In 1992, the two men joined forces with the county's adult education organiser, Sean Conlan, and Jim Lyons, chief executive of Clare's Vocational Education Committee, to produce a plan for the development of a resource centre. A year later, they got the go-ahead for a social employment scheme to allow for the refurbishment of the school buildings.

Christy Curtin explains, "We had no budget, all we had was our commitment to the idea. And if I was asked in the morning who the real heroes of this project were, I would have to say they were the men on the social employment scheme who worked on restoring the buildings up to 1997. When they went in there, the school was in very bad repair but, today, there isn't a stone out of place".

The main block was originally built by Paddy Con McMahon from Ennis and opened in 1939. Seventeen years later, Miltown Malbay Vocational School launched the country's first farm building course while, in the sixties, a woodwork room and metalwork room were constructed. By 1985, however, falling numbers had sparked the termination of classes under the umbrella of the VEC.

And were it not for the resource centre, the building might still be standing idle. The social services' agency, Clarecare, was the first organisation to set up base in the old school in 1992 to be followed a year later by Clare VEC's Vocational Training Opportunities' Scheme. Since 1996, that scheme has been replaced by the Youthreach programme.

In 1995, the Mid-Western Health Board opened a dental clinic at the centre. It is an excellent service, according to Michael McMahon, covering fourteen schools from the parish of Kilmihil to Cree, to Rineen. He explains, "It serves a broad catchment area in West Clare and drives home the message that the resource centre has a regional dimension as well as a local purpose."

Clare County Council's modern multi-purpose community library functions in much the same way, catering for readers throughout North-West Clare. It too was launched five years ago and today has over a thousand members. The library has a capacity of twelve thousand books and there's a completely new children's section of over four thousand books for every reading age.

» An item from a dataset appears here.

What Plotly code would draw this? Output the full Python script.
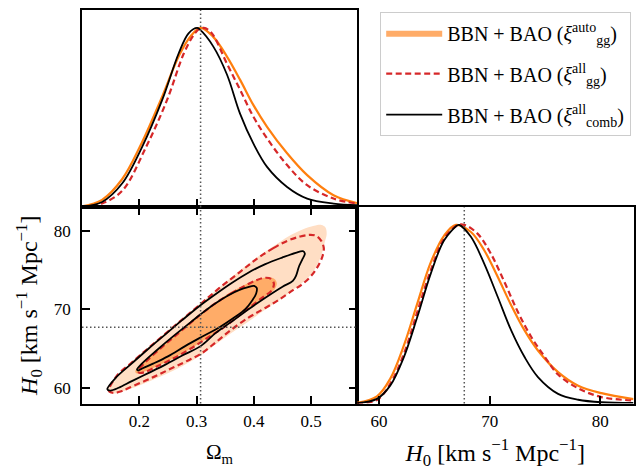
import plotly.graph_objects as go

# ---------------- data ----------------
OM_REF = 0.307   # fiducial Omega_m (dotted lines)
H0_REF = 67.7    # fiducial H0 (dotted lines)

LABELS = [
    "BBN + BAO (<i>ξ</i><sup>auto</sup><sub>gg</sub>)",
    "BBN + BAO (<i>ξ</i><sup>all</sup><sub>gg</sub>)",
    "BBN + BAO (<i>ξ</i><sup>all</sup><sub>comb</sub>)",
]

# 1D marginal of Omega_m (normalised to peak = 1)
om_auto_x = [0.10, 0.135, 0.170, 0.201, 0.2375, 0.27, 0.29, 0.307, 0.329, 0.353, 0.376, 0.399, 0.423, 0.458, 0.493, 0.539, 0.58]
om_auto_p = [0.003, 0.04, 0.155, 0.336, 0.598, 0.85, 0.955, 1.0, 0.95, 0.84, 0.71, 0.57, 0.448, 0.30, 0.178, 0.066, 0.022]
om_gg_x = [0.10, 0.135, 0.17, 0.212, 0.2485, 0.278, 0.295, 0.305, 0.3125, 0.32, 0.329, 0.353, 0.376, 0.399, 0.423, 0.458, 0.493, 0.539, 0.58]
om_gg_p = [0.001, 0.02, 0.09, 0.336, 0.598, 0.86, 0.96, 0.995, 1.0, 0.99, 0.96, 0.80, 0.654, 0.505, 0.383, 0.234, 0.122, 0.047, 0.019]
om_comb_x = [0.10, 0.135, 0.170, 0.205, 0.240, 0.269, 0.286, 0.301, 0.306, 0.329, 0.353, 0.376, 0.399, 0.423, 0.458, 0.493, 0.539, 0.58]
om_comb_p = [0.002, 0.028, 0.131, 0.336, 0.598, 0.86, 0.97, 1.0, 0.99, 0.897, 0.74, 0.52, 0.355, 0.224, 0.112, 0.047, 0.019, 0.01]

# 1D marginal of H0 (normalised to peak = 1)
h0_auto_x = [58, 59.8, 61.0, 62.24, 63.45, 64.67, 65.88, 66.94, 68.3, 69.5, 70.73, 71.94, 73.15, 74.36, 76.18, 78.0, 80.1, 83.0]
h0_auto_p = [0.004, 0.04, 0.138, 0.325, 0.559, 0.79, 0.94, 1.0, 0.96, 0.858, 0.708, 0.55, 0.409, 0.297, 0.176, 0.10, 0.058, 0.024]
h0_gg_x = [58, 59.8, 61.0, 62.24, 63.45, 64.67, 65.88, 67.09, 67.7, 68.9, 70.1, 71.33, 72.55, 73.76, 74.97, 76.18, 78.0, 80.1, 83.0]
h0_gg_p = [0.002, 0.02, 0.11, 0.278, 0.512, 0.746, 0.923, 0.998, 1.0, 0.951, 0.839, 0.68, 0.512, 0.372, 0.262, 0.162, 0.085, 0.036, 0.017]
h0_comb_x = [58, 59.8, 61.0, 62.24, 63.45, 64.67, 65.88, 67.09, 67.24, 68.3, 69.5, 70.73, 71.94, 73.15, 74.36, 76.18, 78.0, 80.1, 83.0]
h0_comb_p = [0.002, 0.026, 0.10, 0.26, 0.484, 0.727, 0.914, 0.998, 1.0, 0.933, 0.783, 0.596, 0.409, 0.26, 0.148, 0.054, 0.021, 0.007, 0.003]

# 2D contours (Omega_m, H0) : 68% and 95% regions
auto95_om = [0.143, 0.150, 0.165, 0.19, 0.22, 0.25, 0.28, 0.31, 0.34, 0.376, 0.40, 0.434, 0.46, 0.485, 0.505, 0.518, 0.525, 0.527, 0.524, 0.521, 0.516, 0.504, 0.49, 0.473,
             0.45, 0.42, 0.39, 0.36, 0.333, 0.307, 0.275, 0.245, 0.215, 0.185, 0.16, 0.148]
auto95_h0 = [59.9, 60.6, 61.7, 63.55, 65.45, 67.3, 69.15, 70.95, 72.8, 74.95, 76.3, 78.0, 79.25, 80.15, 80.6, 80.72, 80.4, 79.5, 78.6, 77.7, 76.5, 74.8, 73.7, 72.7,
             71.45, 69.95, 68.4, 66.95, 65.5, 64.1, 62.75, 61.7, 60.75, 59.9, 59.3, 59.35]
auto68_om = [0.193, 0.205, 0.235, 0.265, 0.295, 0.325, 0.355, 0.385, 0.41, 0.426, 0.436, 0.44, 0.436,
             0.425, 0.40, 0.376, 0.35, 0.32, 0.29, 0.26, 0.23, 0.205, 0.195]
auto68_h0 = [62.1, 63.2, 65.1, 66.95, 68.75, 70.45, 71.95, 73.15, 73.85, 74.05, 73.85, 73.3, 72.5,
             71.9, 70.6, 69.3, 67.8, 66.35, 65.0, 63.75, 62.7, 61.95, 61.85]
gg95_om = [0.147, 0.16, 0.19, 0.22, 0.25, 0.28, 0.31, 0.34, 0.376, 0.405, 0.434, 0.46, 0.481, 0.498, 0.508, 0.517, 0.522, 0.52, 0.515, 0.507, 0.497, 0.483, 0.469,
           0.45, 0.434, 0.41, 0.39, 0.36, 0.333, 0.307, 0.28, 0.25, 0.22, 0.19, 0.17, 0.155]
gg95_h0 = [59.6, 61.45, 63.4, 65.3, 67.15, 69.0, 70.85, 72.7, 74.75, 76.4, 77.77, 78.75, 79.25, 79.45, 79.35, 78.75, 77.8, 76.8, 75.9, 74.9, 74.0, 73.1, 72.45,
           71.5, 70.75, 69.75, 68.9, 67.35, 65.75, 64.3, 63.3, 62.25, 61.2, 60.25, 59.6, 59.35]
gg68_om = [0.198, 0.21, 0.24, 0.27, 0.30, 0.33, 0.36, 0.385, 0.405, 0.42, 0.43, 0.435, 0.43,
           0.417, 0.394, 0.376, 0.35, 0.32, 0.29, 0.26, 0.23, 0.21, 0.20]
gg68_h0 = [62.1, 63.2, 65.2, 67.05, 68.9, 70.6, 72.0, 73.0, 73.7, 74.0, 73.85, 73.2, 72.3,
           71.6, 70.3, 69.3, 67.8, 66.4, 65.0, 63.75, 62.7, 62.0, 61.9]
comb95_om = [0.1443, 0.158, 0.187, 0.2165, 0.2456, 0.2747, 0.3068, 0.333, 0.362, 0.391, 0.42, 0.4495, 0.473, 0.4856, 0.489, 0.484, 0.4786, 0.474, 0.468,
             0.45, 0.42, 0.39, 0.362, 0.333, 0.307, 0.275, 0.2456, 0.2165, 0.187, 0.164, 0.1495]
comb95_h0 = [59.82, 61.2, 63.1, 65.0, 66.8, 68.6, 70.5, 71.9, 73.36, 74.67, 75.73, 76.57, 77.17, 77.38, 77.08, 76.24, 75.4, 74.33, 73.6,
             72.85, 71.45, 69.95, 68.45, 66.95, 65.3, 64.1, 62.95, 61.9, 60.85, 60.0, 59.65]
comb68_om = [0.196, 0.205, 0.23, 0.26, 0.29, 0.307, 0.33, 0.355, 0.375, 0.39, 0.40, 0.405, 0.404,
             0.398, 0.385, 0.365, 0.34, 0.307, 0.28, 0.25, 0.225, 0.205, 0.198]
comb68_h0 = [62.3, 63.1, 64.75, 66.6, 68.35, 69.35, 70.6, 71.75, 72.45, 72.8, 72.95, 72.7, 72.0,
             71.2, 70.0, 68.9, 67.7, 66.4, 65.3, 64.0, 63.1, 62.45, 62.2]

# ---------------- styles ----------------
ORANGE = "#ff7f0e"
ORANGE_68 = "rgb(255,172,104)"
ORANGE_95 = "rgb(255,222,196)"
RED = "#d62728"
BLACK = "black"
DOT_COLOR = "#555555"
FONT = "Liberation Serif"
SMOOTH = 1.0
DASH = "6px,3.5px"


def closed(xs, ys):
    k = len(xs) // 4
    xs2 = xs[k:] + xs[:k]
    ys2 = ys[k:] + ys[:k]
    return xs2 + [xs2[0]], ys2 + [ys2[0]]


fig = go.Figure()

# ---- 2D panel (bottom-left) ----
cx, cy = closed(auto95_om, auto95_h0)
fig.add_trace(go.Scatter(x=cx, y=cy, xaxis="x2", yaxis="y2", mode="lines",
                         line=dict(width=0, shape="spline", smoothing=SMOOTH, color=ORANGE_95),
                         fill="toself", fillcolor=ORANGE_95, showlegend=False, hoverinfo="skip"))
cx, cy = closed(auto68_om, auto68_h0)
fig.add_trace(go.Scatter(x=cx, y=cy, xaxis="x2", yaxis="y2", mode="lines",
                         line=dict(width=0, shape="spline", smoothing=SMOOTH, color=ORANGE_68),
                         fill="toself", fillcolor=ORANGE_68, name=LABELS[0],
                         legendgroup="a", legendrank=1, showlegend=True, hoverinfo="skip"))
for xs, ys in [(gg95_om, gg95_h0), (gg68_om, gg68_h0)]:
    cx, cy = closed(xs, ys)
    fig.add_trace(go.Scatter(x=cx, y=cy, xaxis="x2", yaxis="y2", mode="lines",
                             line=dict(width=2.2, color=RED, dash=DASH, shape="spline", smoothing=SMOOTH),
                             showlegend=False, hoverinfo="skip"))
for xs, ys in [(comb95_om, comb95_h0), (comb68_om, comb68_h0)]:
    cx, cy = closed(xs, ys)
    fig.add_trace(go.Scatter(x=cx, y=cy, xaxis="x2", yaxis="y2", mode="lines",
                             line=dict(width=1.8, color=BLACK, shape="spline", smoothing=SMOOTH),
                             showlegend=False, hoverinfo="skip"))

# ---- 1D panels ----
fig.add_trace(go.Scatter(x=om_auto_x, y=om_auto_p, xaxis="x", yaxis="y", mode="lines",
                         line=dict(color=ORANGE, width=2.2, shape="spline", smoothing=SMOOTH),
                         showlegend=False, hoverinfo="skip"))
fig.add_trace(go.Scatter(x=om_gg_x, y=om_gg_p, xaxis="x", yaxis="y", mode="lines",
                         line=dict(color=RED, width=2.2, dash=DASH, shape="spline", smoothing=SMOOTH),
                         name=LABELS[1], legendgroup="b", legendrank=2, showlegend=True, hoverinfo="skip"))
fig.add_trace(go.Scatter(x=om_comb_x, y=om_comb_p, xaxis="x", yaxis="y", mode="lines",
                         line=dict(color=BLACK, width=1.8, shape="spline", smoothing=SMOOTH),
                         name=LABELS[2], legendgroup="c", legendrank=3, showlegend=True, hoverinfo="skip"))

fig.add_trace(go.Scatter(x=h0_auto_x, y=h0_auto_p, xaxis="x3", yaxis="y3", mode="lines",
                         line=dict(color=ORANGE, width=2.2, shape="spline", smoothing=SMOOTH),
                         showlegend=False, hoverinfo="skip"))
fig.add_trace(go.Scatter(x=h0_gg_x, y=h0_gg_p, xaxis="x3", yaxis="y3", mode="lines",
                         line=dict(color=RED, width=2.2, dash=DASH, shape="spline", smoothing=SMOOTH),
                         showlegend=False, hoverinfo="skip"))
fig.add_trace(go.Scatter(x=h0_comb_x, y=h0_comb_p, xaxis="x3", yaxis="y3", mode="lines",
                         line=dict(color=BLACK, width=1.8, shape="spline", smoothing=SMOOTH),
                         showlegend=False, hoverinfo="skip"))

# ---- fiducial dotted lines ----
dot = dict(color=DOT_COLOR, width=1.5, dash="1.5px,2.5px")
fig.add_shape(type="line", xref="x", yref="y domain", x0=OM_REF, x1=OM_REF, y0=0, y1=1, line=dot, layer="above")
fig.add_shape(type="line", xref="x2", yref="y2 domain", x0=OM_REF, x1=OM_REF, y0=0, y1=1, line=dot, layer="above")
fig.add_shape(type="line", xref="x2 domain", yref="y2", x0=0, x1=1, y0=H0_REF, y1=H0_REF, line=dot, layer="above")
fig.add_shape(type="line", xref="x3", yref="y3 domain", x0=H0_REF, x1=H0_REF, y0=0, y1=1, line=dot, layer="above")

# ---------------- layout ----------------
XL = [82 / 644, 357 / 644]
XR = [357 / 644, 633.5 / 644]
YT = [1 - 207 / 472, 1 - 10 / 472]
YB = [1 - 403.5 / 472, 1 - 207 / 472]

common = dict(showgrid=False, zeroline=False, showline=True, linecolor="black", linewidth=1.6,
              ticks="inside", ticklen=8, tickwidth=1.5, tickcolor="black",
              tickfont=dict(family=FONT, size=17, color="black"))

H0_TITLE = "<i>H</i><sub>0</sub> [km s<sup>−1</sup> Mpc<sup>−1</sup>]"

fig.update_layout(
    width=644, height=472, autosize=False,
    margin=dict(l=0, r=0, t=0, b=0),
    paper_bgcolor="white", plot_bgcolor="white",
    font=dict(family=FONT, color="black"),
    xaxis=dict(domain=XL, anchor="y", range=[0.1, 0.58], tickvals=[0.2, 0.3, 0.4, 0.5],
               showticklabels=False, mirror=True, **common),
    yaxis=dict(domain=YT, anchor="x", range=[0, 1.1], showticklabels=False,
               **{**common, "ticks": ""}, mirror=True),
    xaxis2=dict(domain=XL, anchor="y2", range=[0.1, 0.58], tickvals=[0.2, 0.3, 0.4, 0.5],
                ticktext=["0.2", "0.3", "0.4", "0.5"], mirror="ticks", ticklabelstandoff=1,
                title=dict(text="Ω<sub>m</sub>", font=dict(family=FONT, size=21), standoff=15), **common),
    yaxis2=dict(domain=YB, anchor="x2", range=[58, 83], tickvals=[60, 70, 80], mirror="ticks", ticklabelstandoff=6,
                title=dict(text=H0_TITLE, font=dict(family=FONT, size=24), standoff=9), **common),
    xaxis3=dict(domain=XR, anchor="y3", range=[58, 83], tickvals=[60, 70, 80], mirror=True, ticklabelstandoff=1,
                title=dict(text=H0_TITLE, font=dict(family=FONT, size=24), standoff=14), **common),
    yaxis3=dict(domain=YB, anchor="x3", range=[0, 1.1], showticklabels=False,
                **{**common, "ticks": ""}, mirror=True),
    legend=dict(x=380 / 644, y=1 - 12 / 472, xanchor="left", yanchor="top",
                bgcolor="white", bordercolor="#cccccc", borderwidth=1.2,
                font=dict(family=FONT, size=20, color="black"),
                traceorder="grouped", tracegroupgap=12, itemwidth=56),
)

fig.write_html("out.html", config={"displayModeBar": False},
               post_script="document.body.style.margin='0';document.body.style.padding='0';")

The library also houses Clare County Library's traditional music collection on tape and CD, an initiative pioneered some years ago by another Miltown Malbay Councillor, Michael Hillery.

Then, there's the child health department, the welfare office run by the Department of Community, Family and Social Affairs, a playschool group and a mother and toddler group. Art classes are also staged at the centre, both for children and adults.

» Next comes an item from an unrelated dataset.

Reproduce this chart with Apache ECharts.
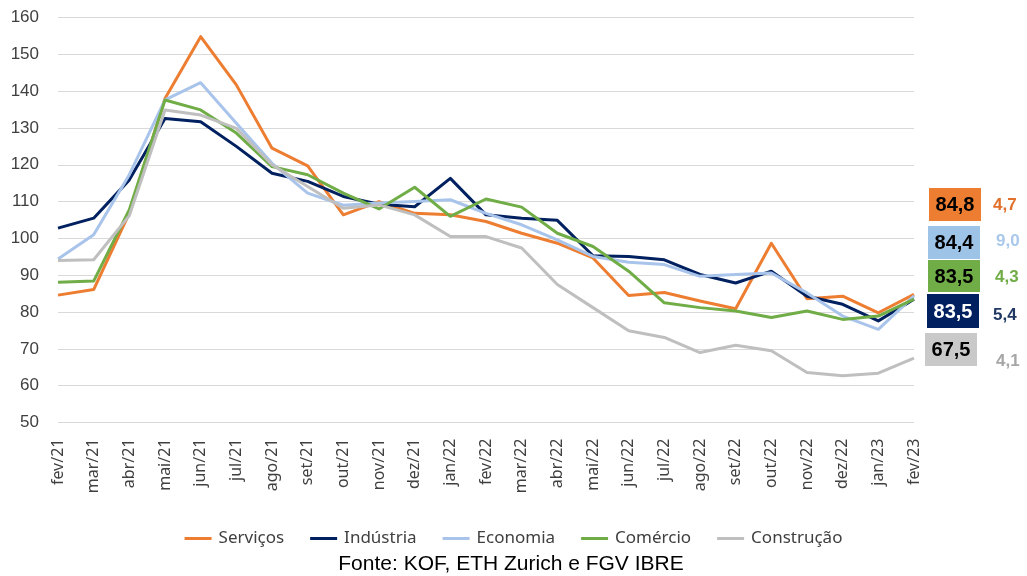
<!DOCTYPE html>
<html><head><meta charset="utf-8">
<script src="https://cdn.jsdelivr.net/npm/echarts@6/dist/echarts.min.js"></script>
<style>html,body{margin:0;padding:0;background:#fff}#c{width:1027px;height:576px}</style>
</head><body><div id="c"></div>
<script>
const categories = ['fev/21','mar/21','abr/21','mai/21','jun/21','jul/21','ago/21','set/21','out/21','nov/21','dez/21','jan/22','fev/22','mar/22','abr/22','mai/22','jun/22','jul/22','ago/22','set/22','out/22','nov/22','dez/22','jan/23','fev/23'];
const servicos   = [84.6,86.1,106.9,138.0,154.8,141.7,124.5,119.7,106.4,110.0,106.8,106.4,104.6,101.4,98.7,94.7,84.5,85.3,83.0,80.9,98.7,83.6,84.3,79.8,84.8];
const industria  = [102.8,105.5,115.9,132.6,131.7,125.0,117.7,115.5,111.4,109.3,108.6,116.3,106.4,105.5,104.9,95.3,95.1,94.2,90.2,87.9,91.1,84.3,82.1,77.6,83.5];
const economia   = [94.4,101.0,117.3,137.6,142.3,131.3,120.4,112.3,109.0,109.6,110.0,110.5,106.8,103.7,99.6,95.1,93.5,92.9,89.7,90.2,90.6,85.2,78.9,75.3,84.4];
const comercio   = [88.1,88.4,107.8,137.6,134.9,128.6,119.5,117.3,112.3,108.0,113.9,106.0,110.7,108.5,101.4,97.8,91.1,82.5,81.2,80.3,78.5,80.3,78.0,78.9,83.5];
const construcao = [94.0,94.2,106.2,134.9,133.5,129.9,120.0,114.1,108.2,109.1,106.4,100.5,100.5,97.4,87.5,81.2,74.9,73.1,69.0,71.0,69.5,63.6,62.7,63.4,67.5];
const yTicks = [50,60,70,80,90,100,110,120,130,140,150,160];

const seriesNames = ['Serviços','Indústria','Economia','Comércio','Construção'];
const seriesData = [servicos, industria, economia, comercio, construcao];
const colors = ['#ED7D31','#002060','#A9C4EB','#70AD47','#BFBFBF'];

// right-side annotation boxes (order top to bottom)
const boxValues = ['84,8','84,4','83,5','83,5','67,5'];
const boxChanges = ['4,7','9,0','4,3','5,4','4,1'];
const boxFill = ['#ED7D31','#9DC3E6','#70AD47','#002060','#C9C9C9'];
const boxTextColor = ['#000','#000','#000','#fff','#000'];
const changeColor = ['#E0702A','#A9C8EA','#70AD47','#203864','#A6A6A6'];

const chart = echarts.init(document.getElementById('c'), null, {renderer:'canvas'});

const graphics = [];
const boxTops = [188, 226, 260, 294, 333];
const boxLefts = [929, 928, 928, 927, 925];
const boxHeights = [33, 33, 32, 34, 33];
const changeY = [205, 241, 277, 315, 361];
const changeX = [993, 996, 995, 993, 996];
for (let i = 0; i < 5; i++) {
  graphics.push({type:'rect', left: boxLefts[i], top: boxTops[i], shape:{width:52, height:boxHeights[i]}, style:{fill: boxFill[i]}, z: 10});
  graphics.push({type:'text', x: boxLefts[i] + 26, y: boxTops[i] + boxHeights[i]/2 + 1, style:{text: boxValues[i], fill: boxTextColor[i], font:'bold 20px "Liberation Sans", Arial, sans-serif', textAlign:'center', textVerticalAlign:'middle'}, z: 11});
  graphics.push({type:'text', x: changeX[i], y: changeY[i], style:{text: boxChanges[i], fill: changeColor[i], font:'bold 17px "Liberation Sans", Arial, sans-serif', textAlign:'left', textVerticalAlign:'middle'}, z: 11});
}
graphics.push({type:'text', x: 511, y: 564, style:{text:'Fonte: KOF, ETH Zurich e FGV IBRE', fill:'#000', font:'21px "Liberation Sans", Arial, sans-serif', textAlign:'center', textVerticalAlign:'middle'}});

chart.setOption({
  animation: false,
  backgroundColor: '#fff',
  grid: {left: 58, right: 113, top: 17.5, bottom: 153.5, containLabel: false},
  legend: {
    data: seriesNames,
    top: 525,
    left: 'center',
    itemWidth: 27, itemHeight: 3, itemGap: 26,
    icon: 'rect',
    textStyle: {fontSize: 17, color: '#404040', fontFamily: '"Noto Sans", sans-serif', padding:[0,0,0,2]}
  },
  xAxis: {
    type: 'category',
    data: categories,
    boundaryGap: false,
    axisLine: {show: false},
    axisTick: {show: false},
    axisLabel: {rotate: 90, margin: 16, fontSize: 16, color: '#404040', fontFamily: '"Noto Sans", sans-serif', interval: 0},
    splitLine: {show: false}
  },
  yAxis: {
    type: 'value',
    min: yTicks[0], max: yTicks[yTicks.length-1], interval: 10,
    axisLine: {show: false},
    axisTick: {show: false},
    axisLabel: {margin: 19, fontSize: 17, color: '#404040', fontFamily: '"Liberation Sans", Arial, sans-serif'},
    splitLine: {lineStyle: {color: '#D9D9D9', width: 1}}
  },
  series: seriesNames.map((n, i) => ({
    name: n, type: 'line', data: seriesData[i], symbol: 'none',
    lineStyle: {width: 3, color: colors[i], join: 'round'},
    itemStyle: {color: colors[i]},
    z: 2 + i
  })),
  graphic: graphics
});
</script>
</body></html>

Four years ago, the go-ahead for the centre's inclusion in the Village Renewal Scheme enabled the founders to plan an amenity and leisure park at the old school and, today, the restoration of the gardens and the rebuilding of the boundary wall with Rockmount stone is almost complete. Christy Curtin, for one, sees that element of the project as recognition for the heritage that goes with the school and for the rural science teachers who took classes there over the years.

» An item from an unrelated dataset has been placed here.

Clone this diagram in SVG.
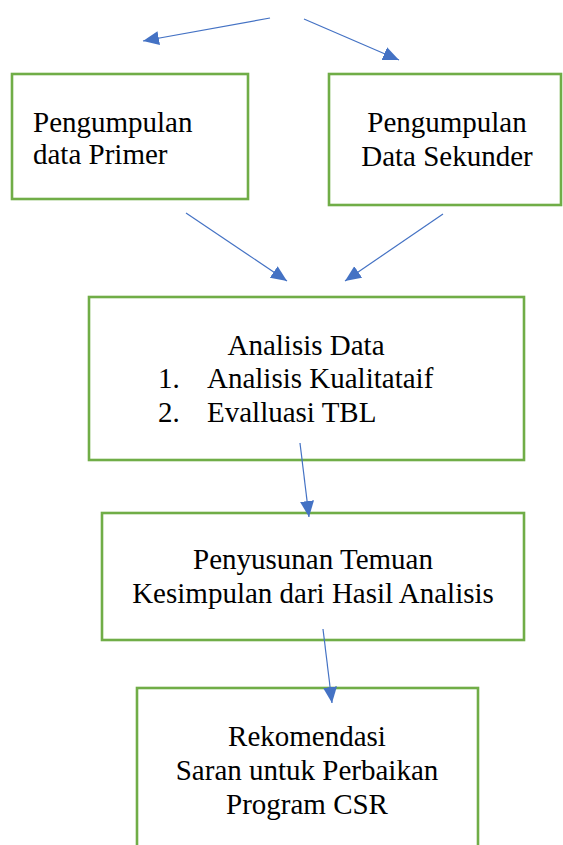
<svg xmlns="http://www.w3.org/2000/svg" width="563" height="845" viewBox="0 0 563 845">
<style>
.box{fill:#fff;stroke:#70AD47;stroke-width:2.6}
.t{font-family:"Liberation Serif","Times New Roman",serif;font-size:29px;fill:#000}
.c{text-anchor:middle}
.ln{stroke:#4472C4;stroke-width:1.2;fill:none;marker-end:url(#ah)}
</style>
<defs>
<marker id="ah" markerUnits="userSpaceOnUse" markerWidth="18" markerHeight="16" refX="16" refY="7" orient="auto">
<path d="M0,0 L16,7 L0,14 Z" fill="#4472C4"/>
</marker>
</defs>
<rect width="563" height="845" fill="#fff"/>
<g id="primer">
<rect class="box" x="12" y="74" width="236" height="125"/>
<text class="t" x="33" y="132">Pengumpulan</text>
<text class="t" x="33" y="164">data Primer</text>
</g>
<g id="sekunder">
<rect class="box" x="329" y="74" width="232" height="131"/>
<text class="t c" x="447" y="132">Pengumpulan</text>
<text class="t c" x="447" y="166">Data Sekunder</text>
</g>
<g id="analisis">
<rect class="box" x="89" y="297" width="435" height="163"/>
<text class="t c" x="306" y="355">Analisis Data</text>
<text class="t" x="158" y="388">1.</text>
<text class="t" x="207" y="388">Analisis Kualitataif</text>
<text class="t" x="158" y="422">2.</text>
<text class="t" x="207" y="422">Evalluasi TBL</text>
</g>
<g id="penyusunan">
<rect class="box" x="102" y="513" width="422" height="127"/>
<text class="t c" x="313" y="569">Penyusunan Temuan</text>
<text class="t c" x="313" y="603">Kesimpulan dari Hasil Analisis</text>
</g>
<g id="rekomendasi">
<rect class="box" x="137" y="688" width="341" height="180"/>
<text class="t c" x="307" y="746">Rekomendasi</text>
<text class="t c" x="307" y="780">Saran untuk Perbaikan</text>
<text class="t c" x="307" y="814">Program CSR</text>
</g>
<g id="connectors">
<line class="ln" x1="270" y1="18" x2="143" y2="41"/>
<line class="ln" x1="304" y1="19" x2="399" y2="60"/>
<line class="ln" x1="186" y1="213" x2="287" y2="281"/>
<line class="ln" x1="443" y1="214" x2="345" y2="281"/>
<line class="ln" x1="300" y1="443" x2="309" y2="517"/>
<line class="ln" x1="323" y1="629" x2="332" y2="703"/>
</g>
</svg>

The resource centre is a significant legacy to future generations, say its founders and it just shows what can be done with a good idea and a share of enthusiasm and commitment. It is planned to formally transfer it back to the Vocational Education Committee in 2002 and a partnership board is now in place prior to the handover. It includes representatives of the local community, Clare County Council, the regional health authority, FÁS, the Department of Community, Family and Social Affairs and Clarecare.
In the meantime, Christy Curtin and Michael McMahon are anxious that the complex be put to a much use as possible for the benefit of the local community.

"The building is now fully refurbished and restored and we would like to see a full utilisation of all the available space by all the agencies concerned. In particular, we'd like to see an expansion of the health service element into areas like orthodontics, chiropody and physiotherapy. And it would be great if the dental clinic likewise expanded into the treatment of adult patients".

But that is not the end of their vision,for the men also envisage the centre as a meeting place for the elderly, as an adult education centre and, perhaps, as the venue for a study programme geared towards younger students.